Sometimes it may feel rather uncomfortable to discuss about money, whether you’re an employer or an employee. A key aspect on your path to become a great leader that others aspire to become is to talk with your employees about salary. This may prove tricky at times especially if you don’t really feel comfortable discussing figures. It’s like you are putting a price tag with a dollar figure on the employee and letting him know how you value him. Whether you want it or not, this aspect cannot really be avoided. Still, you should know that you’re not the only one facing this problem.
According to a survey conducted by the research firm PayScale, 73% of company leaders feel uncomfortable when talking with their employees about compensations. So, if you’re facing a similar problem, don’t panic because we have some advice that may help prepare you for these types of conversations.
Try and discuss early and often. Explain at the beginning of each year the way compensations, raises and bonuses are given. Never leave your employees in the dark or to be surprised when it comes to the company’s procedure. Explain to your employees on which basis they should expect raises or how they can achieve bonuses. Also, talk to them from the get-go about what happens if the goals are not met. Talking to them more often will facilitate the conversations. Avoid surprising them in a negative manner and thus having a bad reaction by conducting regular check-ins. Explain every decision that concerns them at the end of each year.
Performance reviews should always be made separately. Performance goes hand in hand with compensation, but they are almost always discussed separately. First, make a performance review that focuses on the growth of the employee and in a few weeks time, decide whether they should or shouldn’t receive a bonus.
It’s a well-known fact that every leader has his or her favourite employees and others that are not really all that likable. This may prove tricky especially in conversations about salary. In this type of situation, remove the appearance of bias. Your employees will not appreciate if they see that you are biased towards a certain group. To avoid claims of bias, you should protect yourself from it by always having two or three other executives present during these types of meetings so that the employee knows it’s a fair and consistent process.
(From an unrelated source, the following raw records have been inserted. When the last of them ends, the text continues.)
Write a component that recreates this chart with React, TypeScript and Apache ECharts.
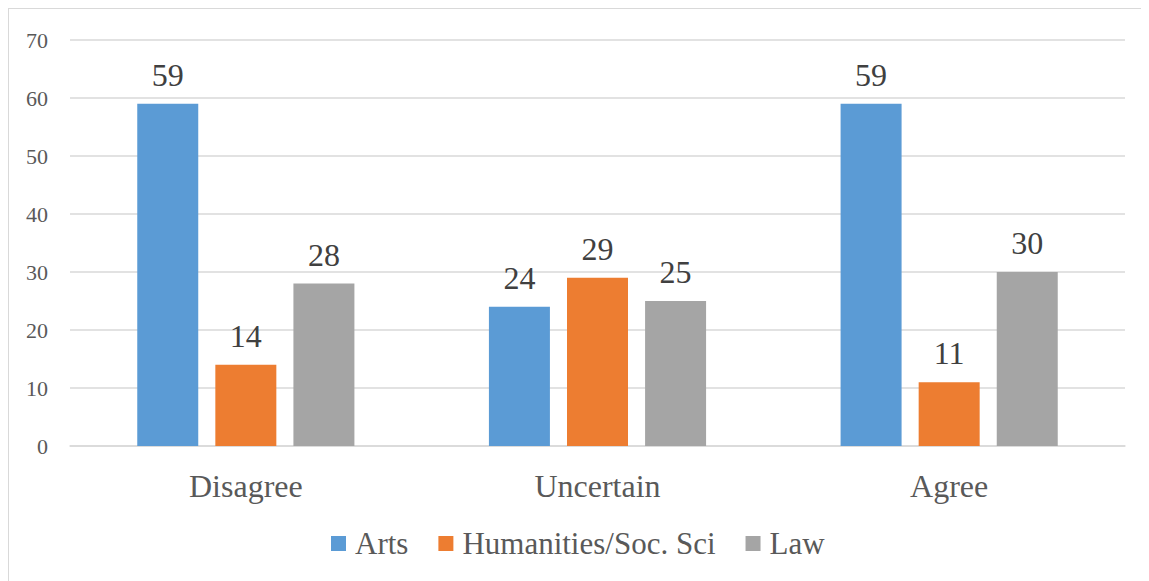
import React, { useEffect, useRef } from "react";
import * as echarts from "echarts";

const categories = ["Disagree", "Uncertain", "Agree"];
const seriesNames = ["Arts", "Humanities/Soc. Sci", "Law"];
const arts = [59, 24, 59];
const humanities = [14, 29, 11];
const law = [28, 25, 30];
const colors = ["#5B9BD5", "#ED7D31", "#A5A5A5"];
const yTicks = [0, 10, 20, 30, 40, 50, 60, 70];

const FONT = "Times New Roman, Liberation Serif, serif";

export default function App() {
  const ref = useRef<HTMLDivElement>(null);
  useEffect(() => {
    if (!ref.current) return;
    const chart = echarts.init(ref.current, undefined, { renderer: "svg" });
    const data = [arts, humanities, law];
    chart.setOption({
      animation: false,
      textStyle: { fontFamily: FONT },
      grid: { left: 61, right: 24, top: 31, bottom: 135, containLabel: false },
      legend: {
        data: seriesNames,
        left: 317,
        top: 514,
        itemWidth: 15,
        itemHeight: 15,
        itemGap: 30,
        icon: "rect",
        textStyle: { fontFamily: FONT, fontSize: 31, color: "#595959", padding: [0, 0, 0, 4] },
      },
      xAxis: {
        type: "category",
        data: categories,
        axisLine: { show: true, lineStyle: { color: "#D9D9D9", width: 1.5 } },
        axisTick: { show: false },
        axisLabel: { fontFamily: FONT, fontSize: 32, color: "#595959", margin: 24 },
      },
      yAxis: {
        type: "value",
        min: yTicks[0],
        max: yTicks[yTicks.length - 1],
        interval: 10,
        axisLine: { show: false },
        axisTick: { show: false },
        splitLine: { lineStyle: { color: "#D9D9D9", width: 1.5 } },
        axisLabel: { fontFamily: FONT, fontSize: 22, color: "#595959", margin: 22 },
      },
      series: seriesNames.map((name, i) => ({
        name,
        type: "bar",
        data: data[i],
        barWidth: 61,
        barGap: "28%",
        itemStyle: { color: colors[i] },
        label: {
          show: true,
          position: "top",
          distance: 13,
          fontFamily: FONT,
          fontSize: 32,
          color: "#404040",
        },
      })),
    });
    return () => chart.dispose();
  }, []);
  return (
    <div
      style={{
        width: 1141,
        height: 573,
        borderTop: "1px solid #D9D9D9",
        borderLeft: "1px solid #D9D9D9",
        boxSizing: "border-box",
        overflow: "hidden",
      }}
    >
      <div ref={ref} style={{ width: 1140, height: 572 }} />
    </div>
  );
}
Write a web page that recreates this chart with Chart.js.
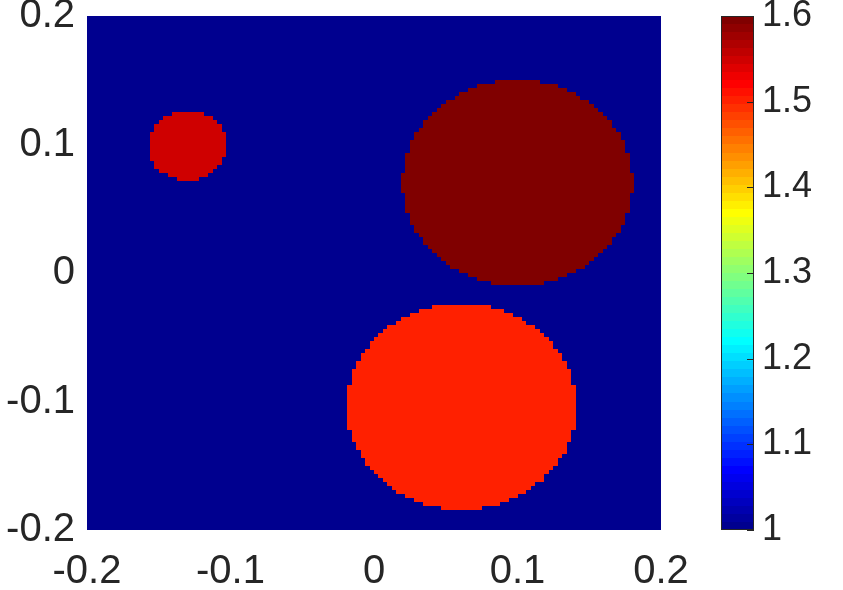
<!DOCTYPE html>
<html><head><meta charset="utf-8">
<script src="https://cdn.jsdelivr.net/npm/chart.js@4.4.1/dist/chart.umd.min.js"></script>
<style>html,body{margin:0;padding:0;background:#fff;}#wrap{width:843px;height:590px;position:relative;}</style>
</head><body><div id="wrap"><canvas id="c" width="843" height="590"></canvas></div>
<script>
// ---- data ----
const xTickValues = [-0.2, -0.1, 0, 0.1, 0.2];
const yTickValues = [-0.2, -0.1, 0, 0.1, 0.2];
const colorbarTickValues = [1, 1.1, 1.2, 1.3, 1.4, 1.5, 1.6];
const gridCellsPerSide = 128;
const gridExtent = [-0.2, 0.2];
const backgroundValue = 1.0;
const inclusionCenterX = [-0.13, 0.10, 0.061];
const inclusionCenterY = [0.099, 0.07, -0.104];
const inclusionRadius = [0.027, 0.08, 0.08];
const inclusionValue = [1.55, 1.6, 1.5];
const colorLimits = [1, 1.6];

// ---- MATLAB-like jet colormap (64 entries) ----
function jetMap(m) {
  const n = Math.ceil(m / 4);
  const u = [];
  for (let i = 1; i <= n; i++) u.push(i / n);
  for (let i = 1; i < n; i++) u.push(1);
  for (let i = n; i >= 1; i--) u.push(i / n);
  const gOff = Math.ceil(n / 2) - (m % 4 === 1 ? 1 : 0);
  const cmap = Array.from({length: m}, () => [0, 0, 0]);
  for (let k = 0; k < u.length; k++) {
    const gi = gOff + k, ri = gi + n, bi = gi - n;
    if (gi >= 0 && gi < m) cmap[gi][1] = u[k];
    if (ri >= 0 && ri < m) cmap[ri][0] = u[k];
    if (bi >= 0 && bi < m) cmap[bi][2] = u[k];
  }
  return cmap.map(c => 'rgb(' + c.map(v => Math.round(v * 255)).join(',') + ')');
}
const JET = jetMap(64);
function colorFor(v) {
  let idx = Math.floor((v - colorLimits[0]) / (colorLimits[1] - colorLimits[0]) * JET.length + 1e-9);
  idx = Math.max(0, Math.min(JET.length - 1, idx));
  return JET[idx];
}
function cellValue(xc, yc) {
  for (let k = 0; k < inclusionValue.length; k++) {
    const dx = xc - inclusionCenterX[k], dy = yc - inclusionCenterY[k];
    if (dx * dx + dy * dy <= inclusionRadius[k] * inclusionRadius[k]) return inclusionValue[k];
  }
  return backgroundValue;
}

const fmt = v => String(+(+v).toFixed(1));
const FONT = "'Liberation Sans', Arial, Helvetica, sans-serif";
const TXT = '#262626';

const heatmapPlugin = {
  id: 'heatmap',
  beforeDatasetsDraw(chart) {
    const {ctx, chartArea} = chart;
    const xs = chart.scales.x, ys = chart.scales.y;
    const N = gridCellsPerSide;
    const d = (gridExtent[1] - gridExtent[0]) / N;
    const edgeVal = i => gridExtent[0] + i * d;
    const xEdges = [], yEdges = [];
    for (let i = 0; i <= N; i++) {
      xEdges.push(Math.round(xs.getPixelForValue(edgeVal(i))));
      yEdges.push(Math.round(ys.getPixelForValue(edgeVal(i))));
    }
    ctx.save();
    ctx.beginPath();
    ctx.rect(chartArea.left, chartArea.top, chartArea.right - chartArea.left, chartArea.bottom - chartArea.top);
    ctx.clip();
    for (let j = 0; j < N; j++) {
      const yc = edgeVal(j) + d / 2;
      const py0 = yEdges[j], py1 = yEdges[j + 1];
      for (let i = 0; i < N; i++) {
        const xc = edgeVal(i) + d / 2;
        const px0 = xEdges[i], px1 = xEdges[i + 1];
        ctx.fillStyle = colorFor(cellValue(xc, yc));
        ctx.fillRect(px0, py1, px1 - px0, py0 - py1);
      }
    }
    ctx.restore();
  },
  afterDraw(chart) {
    const {ctx, chartArea} = chart;
    const cb = chart.scales.cb;
    const barLeft = chartArea.right + 60, barW = 33;
    const n = JET.length;
    const span = colorLimits[1] - colorLimits[0];
    ctx.save();
    for (let k = 0; k < n; k++) {
      const v0 = colorLimits[0] + k * span / n, v1 = colorLimits[0] + (k + 1) * span / n;
      const p0 = Math.round(cb.getPixelForValue(v0)), p1 = Math.round(cb.getPixelForValue(v1));
      ctx.fillStyle = JET[k];
      ctx.fillRect(barLeft, p1, barW, p0 - p1);
    }
    const top = Math.round(cb.getPixelForValue(colorLimits[1])), bot = Math.round(cb.getPixelForValue(colorLimits[0]));
    ctx.strokeStyle = TXT;
    ctx.lineWidth = 1;
    ctx.strokeRect(barLeft + 0.5, top + 0.5, barW - 1, bot - top - 1);
    ctx.beginPath();
    colorbarTickValues.forEach(v => {
      const p = Math.round(cb.getPixelForValue(v)) + 0.5;
      ctx.moveTo(barLeft + barW - 7, p);
      ctx.lineTo(barLeft + barW, p);
    });
    ctx.stroke();
    ctx.restore();
  }
};

function zeroPad(s) { s.paddingTop = 0; s.paddingBottom = 0; s.paddingLeft = 0; s.paddingRight = 0; }

new Chart(document.getElementById('c'), {
  type: 'scatter',
  data: {datasets: [{data: [], showLine: false, pointRadius: 0}]},
  plugins: [heatmapPlugin],
  options: {
    responsive: false,
    animation: false,
    devicePixelRatio: 1,
    layout: {padding: {top: 16, left: 0, right: 0, bottom: 0}},
    plugins: {legend: {display: false}, tooltip: {enabled: false}},
    scales: {
      x: {
        type: 'linear', position: 'bottom', min: gridExtent[0], max: gridExtent[1],
        grid: {display: false, drawTicks: false}, border: {display: false},
        afterBuildTicks: s => { s.ticks = xTickValues.map(v => ({value: v})); },
        afterFit: s => { s.height = 60; zeroPad(s); },
        ticks: {autoSkip: false, maxRotation: 0, padding: 18, color: TXT, font: {family: FONT, size: 40}, callback: fmt}
      },
      y: {
        type: 'linear', position: 'left', min: gridExtent[0], max: gridExtent[1],
        grid: {display: false, drawTicks: false}, border: {display: false},
        afterBuildTicks: s => { s.ticks = yTickValues.map(v => ({value: v})); },
        afterFit: s => { s.width = 87; zeroPad(s); },
        ticks: {autoSkip: false, padding: 12, color: TXT, font: {family: FONT, size: 40}, callback: fmt}
      },
      cb: {
        type: 'linear', position: 'right', min: colorLimits[0], max: colorLimits[1],
        grid: {display: false, drawTicks: false}, border: {display: false},
        afterBuildTicks: s => { s.ticks = colorbarTickValues.map(v => ({value: v})); },
        afterFit: s => { s.width = 182; zeroPad(s); },
        ticks: {autoSkip: false, padding: 101, color: TXT, font: {family: FONT, size: 36}, callback: fmt}
      }
    }
  }
});
</script></body></html>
Make sure you have your words with you. Whether you’re great at compensation talks or doing it for the first time, be sure you know what you’re going to say and how you are going to say it. Try and avoid being robotic and use empathy as a tool. It will certainly pay off in the long run. Come up with arguments as to why you are giving them a raise (or not) and try to explain to them it was fair and commensurate with their hard work. They will make sure to appreciate it if you present them the facts in an honest manner.
A bonus can go a long way for an employee, but letting him or her know their value to the company may sometimes mean even more. Although at a first glance this may not mean much, this aspect doesn’t take much of your time and it offers them validation. Consider your relationship with your employees is something like a partnership where you need to let them know how much their work contribution means to you and your company. Money motivates employees to work hard, but adding a kind word and letting them know how much you value them should determine them to be even more efficient.
Base all your topics of discussion on solid facts. Let’s say an employee isn’t satisfied with their obtained bonus or maybe he or she didn’t get one at all. From the bat, be clear and explain the reasons behind your decision. Facts are facts and cannot be disputed. Make it clear to them what it means to be paid fairly. Do not offer other employees as an example but rather present the facts that have led you to take this course of action. Make your employees understand the reasons behind a decision rather than letting them feel like the decision was arbitrary.
Money has a funny way of making people feel emotional. That is why you should prepare yourself for a strong reaction from your employees, whether they feel upset or start crying. Acknowledge their feelings and listen to them but don’t give in. It would only put a dent in your authority and be seen as a weakness. Despite the fact that you may agree with their arguments, make them aware you are not going to change the decision you already took. Never give a raise or a bonus to an employee that has a bad behaviour because this may alter your compensation discussions with your other employees.